Black’s Law Dictionary goes on to say:
The concept is based on the 10th Amendment of the Constitution of the United States reserving to the states powers not delegated to the United States. Historically, the doctrine emanated from Chisholm v. Georgia, 2 Dallas 419, wherein the state of Georgia, when sued in the Supreme Court by a private citizen of another state, entered a remonstrance and declined to recognize the court's jurisdiction. Amendment 11 validated Georgia's position. Implementation of the doctrine may be peaceable, as by resolution, remonstrance or legislation, or may proceed ultimately to nullification with forcible resistance.
1Samuel 19:4 gives one of many examples of lower magistrates protesting the actions of higher magistrates. ↩
After Joab protested David’s numbering of Israel in 1Chron. 21:3, he reluctantly carried out the orders (v. 4-5), but he finally stopped doing it as an act of passive resistance (v. 6).
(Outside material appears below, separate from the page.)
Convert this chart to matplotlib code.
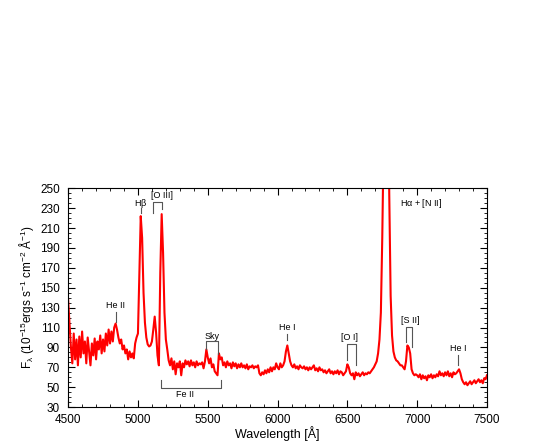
import numpy as np
import matplotlib
matplotlib.use("Agg")
from matplotlib import pyplot as plt
from matplotlib.ticker import MultipleLocator

plt.rcParams['font.family'] = ['Liberation Sans', 'DejaVu Sans']
plt.rcParams['mathtext.default'] = 'regular'

# spectrum, every 10 A from 4500 to 7500
wave_start = 4500
wave_step = 10
flux = [
    138, 113, 90, 74, 104, 78, 98, 72, 101, 80,        # 4500
    106, 84, 96, 74, 100, 86, 72, 94, 82, 99,          # 4600
    78, 96, 88, 102, 84, 98, 86, 104, 92, 108,         # 4700
    94, 106, 96, 110, 114, 108, 100, 94, 98, 88,       # 4800
    92, 84, 88, 78, 86, 80, 84, 79, 94, 100,           # 4900
    104, 165, 222, 200, 145, 115, 100, 93, 91, 92,     # 5000
    96, 108, 121, 105, 82, 72, 165, 224, 185, 125,     # 5100
    98, 88, 77, 72, 79, 68, 76, 63, 74, 70,            # 5200
    76, 62, 74, 70, 77, 73, 76, 71, 77, 72,            # 5300
    75, 70, 76, 72, 74, 73, 75, 69, 76, 88,            # 5400
    80, 74, 79, 70, 73, 66, 64, 62, 84, 78,            # 5500
    80, 72, 75, 70, 76, 72, 74, 69, 75, 71,            # 5600
    74, 69, 73, 70, 74, 70, 72, 69, 73, 68,            # 5700
    71, 70, 72, 69, 71, 70, 72, 64, 62, 65,            # 5800
    63, 67, 64, 68, 65, 70, 66, 70, 68, 74,            # 5900
    70, 68, 74, 70, 72, 76, 86, 92, 84, 76,            # 6000
    72, 70, 73, 69, 71, 68, 72, 70, 69, 71,            # 6100
    68, 70, 67, 70, 68, 70, 72, 67, 69, 66,            # 6200
    70, 67, 68, 65, 67, 64, 66, 68, 64, 66,            # 6300
    63, 66, 64, 67, 63, 66, 65, 62, 64, 66,            # 6400
    73, 70, 64, 62, 64, 58, 65, 62, 64, 61,            # 6500
    63, 65, 62, 64, 63, 65, 64, 66, 68, 70,            # 6600
    73, 76, 84, 98, 125, 200, 300, 400, 450, 400,      # 6700
    245, 142, 102, 86, 80, 77, 76, 74, 72, 72,         # 6800
    70, 68, 76, 92, 90, 84, 68, 64, 62, 63,            # 6900
    62, 60, 63, 58, 62, 59, 61, 57, 62, 60,            # 7000
    63, 59, 62, 60, 63, 61, 66, 62, 64, 61,            # 7100
    65, 62, 66, 61, 64, 60, 65, 63, 64, 66,            # 7200
    68, 64, 58, 55, 53, 55, 52, 54, 56, 53,            # 7300
    55, 57, 54, 56, 58, 55, 57, 54, 59, 58,            # 7400
    62,                                                # 7500
]
wave = wave_start + wave_step * np.arange(len(flux))
yticks = list(range(30, 251, 20))

gray = '#555555'
lab_size = 6.5

fig = plt.figure(figsize=(5.54, 4.43), dpi=100)
ax = fig.add_axes([0.123, 0.081, 0.756, 0.494])

ax.plot(wave, flux, color='red', lw=1.5, solid_joinstyle='round')

ax.set_xlim(4500, 7500)
ax.set_ylim(30, 250)
ax.xaxis.set_major_locator(MultipleLocator(500))
ax.xaxis.set_minor_locator(MultipleLocator(100))
ax.set_yticks(yticks)
ax.yaxis.set_minor_locator(MultipleLocator(5))
ax.tick_params(which='both', direction='in', top=True, right=True, labelsize=8.5)
ax.tick_params(which='major', length=5, width=0.8)
ax.tick_params(which='minor', length=2.5, width=0.6)
ax.tick_params(axis='x', pad=5)
ax.tick_params(axis='y', pad=6)
for s in ax.spines.values():
    s.set_linewidth(0.8)

ax.set_xlabel('Wavelength [Å]', fontsize=9, labelpad=0)
ax.set_ylabel(r'F$_\lambda$ (10$^{-15}$ergs s$^{-1}$ cm$^{-2}$ Å$^{-1}$)',
              fontsize=8.5, labelpad=3)


def tick_label(x, y0, y1, text, ty):
    ax.plot([x, x], [y0, y1], color=gray, lw=0.8)
    ax.text(x, ty, text, fontsize=lab_size, ha='center', va='center')


def bracket(x1, x2, ytop, y1, y2, text, tx, ty):
    ax.plot([x1, x1, x2, x2], [y1, ytop, ytop, y2], color=gray, lw=0.8)
    ax.text(tx, ty, text, fontsize=lab_size, ha='center', va='center')


# line identifications
tick_label(4840, 116, 126, 'He II', 132)
tick_label(5022, 225, 230, r'H$\beta$', 235)
bracket(5111, 5173, 236, 225, 229, '[O III]', 5173, 243)
bracket(5484, 5574, 96, 88, 83, 'Sky', 5534, 101)
bracket(5168, 5593, 49.5, 57, 57, 'Fe II', 5338, 43)
tick_label(6068, 97, 104, 'He I', 110.5)
bracket(6500, 6560, 93.5, 77, 72, '[O I]', 6512, 100)
bracket(6923, 6963, 110.5, 95, 90, '[S II]', 6954, 117)
tick_label(7296, 72, 82, 'He I', 89)
ax.text(6875, 235, r'H$\alpha$ + [N II]', fontsize=lab_size, ha='left', va='center')

fig.savefig('out.png', dpi=100)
Many other examples can be found in Scripture. ↩
The refusal of Saul’s soldiers to obey an order to kill the priests of Nob would be one such example (1Sam. 22:17). ↩
There are many examples of magistrates rejecting a ruling as being unlawful, with Obadiah’s protection of the prophets being one (1Kings 18:3-4,13). ↩
1Kings 12:16,21-24; 2Chron. 21:10. ↩
Scripture authorizes at least the following ways that individuals can resist tyranny:
They could disobey an unjust injunction (1Sam. 21:8-9; Luke 13:31-33; Acts 4:19-20; etc.)
They could flee from or hide from the government (1Sam. 21-31; Matt. 2:13; 10:23; 24:16; Acts 14:6; etc.)
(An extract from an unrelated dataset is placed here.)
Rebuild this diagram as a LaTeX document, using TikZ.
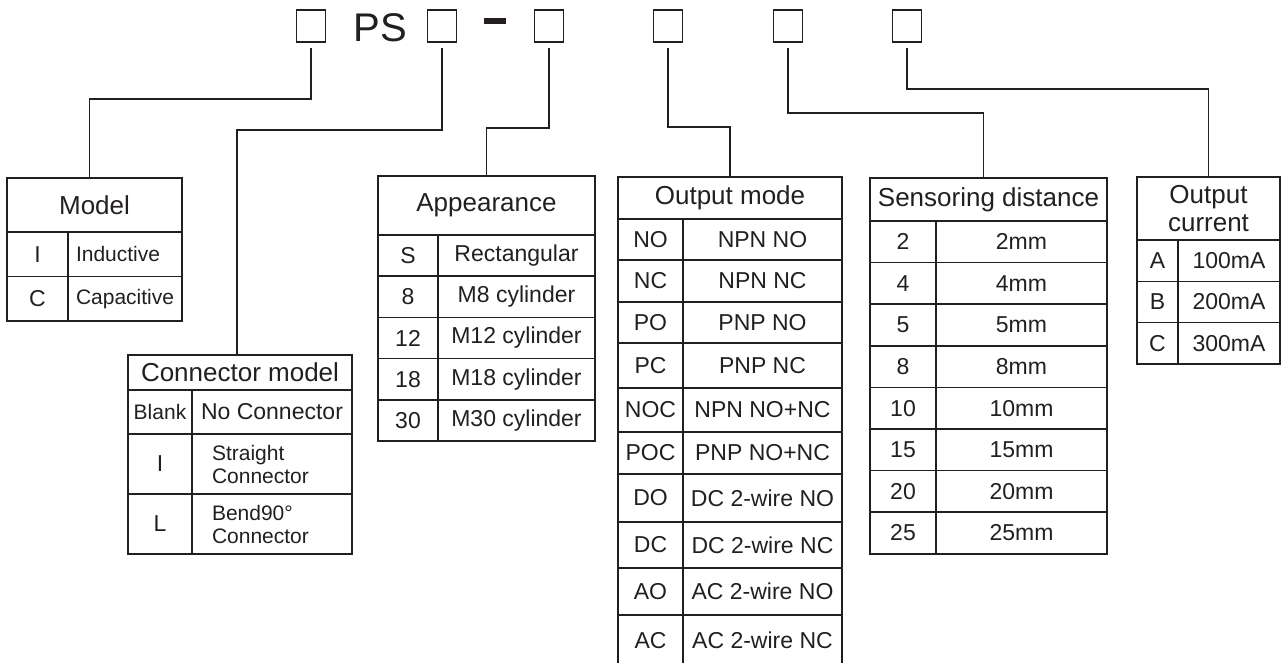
\documentclass[tikz,border=0pt]{standalone}
\usepackage{fontspec}
\setmainfont{Liberation Sans}
\usetikzlibrary{positioning}

\definecolor{ink}{HTML}{231F20}

\tikzset{
  codebox/.style={draw=ink, line width=1.8pt, minimum width=29pt, minimum height=32pt, inner sep=0pt, outer sep=0pt},
  wire/.style={draw=ink, line width=1.4pt},
  wh/.style 2 args={minimum width=#1pt, minimum height=#2pt},
  cell/.style={draw=ink, line width=1.6pt, inner sep=0pt, outer sep=0pt, anchor=north west, text=ink, align=center},
  headcell/.style={cell, font=\fontsize{26}{28}\selectfont},
  keycell/.style={cell, font=\fontsize{23}{26}\selectfont},
  valcell/.style={cell, font=\fontsize{23}{26}\selectfont},
  smallcell/.style={cell, font=\fontsize{21}{23}\selectfont},
}

\begin{document}
\begin{tikzpicture}[x=1pt, y=-1pt]
\useasboundingbox (0,0) rectangle (1282,663);

% type code on top
\node[codebox] (c1) at (311,26) {};
\node[text=ink, font=\fontsize{40}{40}\selectfont, anchor=base, inner sep=0pt] (ps) at (380.5,41.7) {PS};
\node[codebox] (c2) at (442,26) {};
\node[fill=ink, minimum width=22pt, minimum height=6pt, inner sep=0pt] (dash) at (495,21) {};
\node[codebox] (c3) at (549,26) {};
\node[codebox] (c4) at (668,26) {};
\node[codebox] (c5) at (788,26) {};
\node[codebox] (c6) at (907,26) {};

% Model
\node[headcell, wh={175}{54}] (model) at (7,178) {Model};
\node[keycell, wh={61}{44.5}] (model-k1) at (7,232) {I};
\node[smallcell, wh={114}{44.5}, text width=98pt, align=left] (model-v1) at (68,232) {Inductive};
\node[keycell, wh={61}{44.5}] (model-k2) at (7,276.5) {C};
\node[smallcell, wh={114}{44.5}, text width=98pt, align=left] (model-v2) at (68,276.5) {Capacitive};

% Connector model
\node[headcell, wh={224}{35}] (conn) at (128,355) {Connector model};
\node[smallcell, wh={64}{44}] (conn-k1) at (128,390) {Blank};
\node[keycell, wh={160}{44}] (conn-v1) at (192,390) {No Connector};
\node[keycell, wh={64}{60}] (conn-k2) at (128,434) {I};
\node[smallcell, wh={160}{60}, text width=120pt, align=left] (conn-v2) at (192,434) {Straight\\Connector};
\node[keycell, wh={64}{60}] (conn-k3) at (128,494) {L};
\node[smallcell, wh={160}{60}, text width=120pt, align=left] (conn-v3) at (192,494) {Bend90°\\Connector};

% Appearance
\node[headcell, wh={217}{59}] (appear) at (378,176) {Appearance};
\foreach \code/\desc [count=\i] in {S/Rectangular, 8/M8 cylinder, 12/M12 cylinder, 18/M18 cylinder, 30/M30 cylinder} {
  \node[keycell, wh={60}{41.2}] (appear-k\i) at (378,{235+41.2*(\i-1)}) {\code};
  \node[valcell, wh={157}{41.2}] (appear-v\i) at (438,{235+41.2*(\i-1)}) {\desc};
}

% Output mode
\node[headcell, wh={224}{42}] (outmode) at (618,177) {Output mode};
\foreach \code/\desc/\ya/\yb [count=\i] in {NO/NPN NO/219/260, NC/NPN NC/260/302, PO/PNP NO/302/343, PC/PNP NC/343/388,
    NOC/NPN NO+NC/388/432, POC/PNP NO+NC/432/474, DO/DC 2-wire NO/474/522, DC/DC 2-wire NC/522/568,
    AO/AC 2-wire NO/568/615, AC/AC 2-wire NC/615/666} {
  \pgfmathsetmacro\rowh{\yb-\ya}
  \node[keycell, wh={65}{\rowh}] (outmode-k\i) at (618,\ya) {\code};
  \node[valcell, wh={159}{\rowh}] (outmode-v\i) at (683,\ya) {\desc};
}

% Sensoring distance
\node[headcell, wh={237}{43}] (sense) at (870,178) {Sensoring distance};
\foreach \code [count=\i] in {2,4,5,8,10,15,20,25} {
  \node[keycell, wh={66}{41.6}] (sense-k\i) at (870,{221+41.6*(\i-1)}) {\code};
  \node[valcell, wh={171}{41.6}] (sense-v\i) at (936,{221+41.6*(\i-1)}) {\code mm};
}

% Output current
\node[headcell, wh={143}{63}] (current) at (1137,177) {Output\\current};
\foreach \code/\desc [count=\i] in {A/100mA, B/200mA, C/300mA} {
  \node[keycell, wh={41}{41.3}] (current-k\i) at (1137,{240+41.3*(\i-1)}) {\code};
  \node[valcell, wh={102}{41.3}] (current-v\i) at (1178,{240+41.3*(\i-1)}) {\desc};
}

% connectors
\draw[wire] ([yshift=-6pt]c1.south) -- ++(0,51) -| ([xshift=-5pt]model.north);
\draw[wire] ([yshift=-6pt]c2.south) -- ++(0,82) -| ([xshift=-3pt]conn.north);
\draw[wire] ([yshift=-6pt]c3.south) -- ++(0,80) -| (appear.north);
\draw[wire] ([yshift=-6pt]c4.south) -- ++(0,79) -| (outmode.north);
\draw[wire] ([yshift=-6pt]c5.south) -- ++(0,65) -| ([xshift=-5pt]sense.north);
\draw[wire] ([yshift=-6pt]c6.south) -- ++(0,41) -| (current.north);
\end{tikzpicture}
\end{document}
They could use the law against the government (Acts 16:35-40; 22:25-26; 23:3; 25:11; etc.)
When one magistrate persecuted them they could appeal to another magistrate (or faction within government) to use force to protect them (Acts 21:31-36; 22:24-29; 25:11; 27:42-43)
They could defend themselves in court and appeal to higher courts (Acts 23:1-10; 24:1-26:32; 28:19; Titus 3:13)
They could pray the imprecatory Psalms and prayers asking for God’s judgment to come (Acts 4:25-31; Rev. 6:10; 8:1-7; 16:5-7; etc.; see David’s use of Psalms 52,54,57,59,63,109, etc.)
2Chronicles 26:19-20 is one example of the state intruding into the church’s jurisdiction and the right of the church to resist. Other examples could be Paul’s refusal to get a Roman license when he planted churches, and every church’s refusal to recant under persecution. ↩
It is important to understand that the Bible utterly rejects any revolutionary means of resisting tyranny. Though Scripture allows for ownership of weapons, both David and Jesus are examples of those who refused to raise the sword against the magistrate as an individual. It must be a magistrate who authorizes armed rebellion, and such use of arms must meet rigorous biblical safeguards. However, even Jesus indicated that it is sometimes the duty of the civil magistrate to use its power against tyranny. Consider these principles:
Christ affirmed the right of self-defense; indeed, He said that after His departure owning a weapon for self-defense would be so important that if a disciple did not own one, he must sell his garment and buy one (Luke 22:35-38).
However, just hours later Christ did not allow the disciples to use the sword against the government agents even though it was in defense of innocent life (Luke 22:50-51 with Matt. 26:52)
In John 18:36, Christ makes clear how He would resist tyranny if He were a civil magistrate.
He says, “If My kingdom were of this world, My servants would fight, so that I should not be delivered to the Jews; but now My kingdom is not from here.” (John 18:36) Christ makes no bones about it; He would fight if His position at that time was that of a civil magistrate. This clearly implies that godly civil magistrates in all ages have a duty to resist tyranny with force and to protect the citizens under their charge. If they do not do so, then they are failing to follow Christ.
The reverse is also true. Those (like Christ while He was here on earth) who are in the kingdom of heaven but who do not also have a political power, must not use the sword against the Government even to protect innocent life.
Since Christ was not a civil magistrate at that time, He and His disciples provide a model for private citizens of disobedience or resistance to unjust laws. At the time of Christ’s arrest the only resistance allowable was 1) protestation of His innocence (Matt. 26:55-56; Mark 14:48-49), 2) rebuke of their injustice (Matt. 26:55; Mark 14:48-49; Luke 22:52-53), 3) asking that the disciples not be detained (John 18:8-9) and 4) flight (Matt. 26:56; Mark 48:50 — see Christ’s instructions in Matt 10:23; 24:16 and His example in Matt 2:13)
In another situation Christ was willing to disobey an unrighteous command from Herod (Luke 13:31-33), and in still another situation He was willing to use force to protect His home from thieves and robbers (John 2:13-16; Mark 11:15-17). However, Christ (as a private citizen) never raised the sword against the government or against government permitted crimes.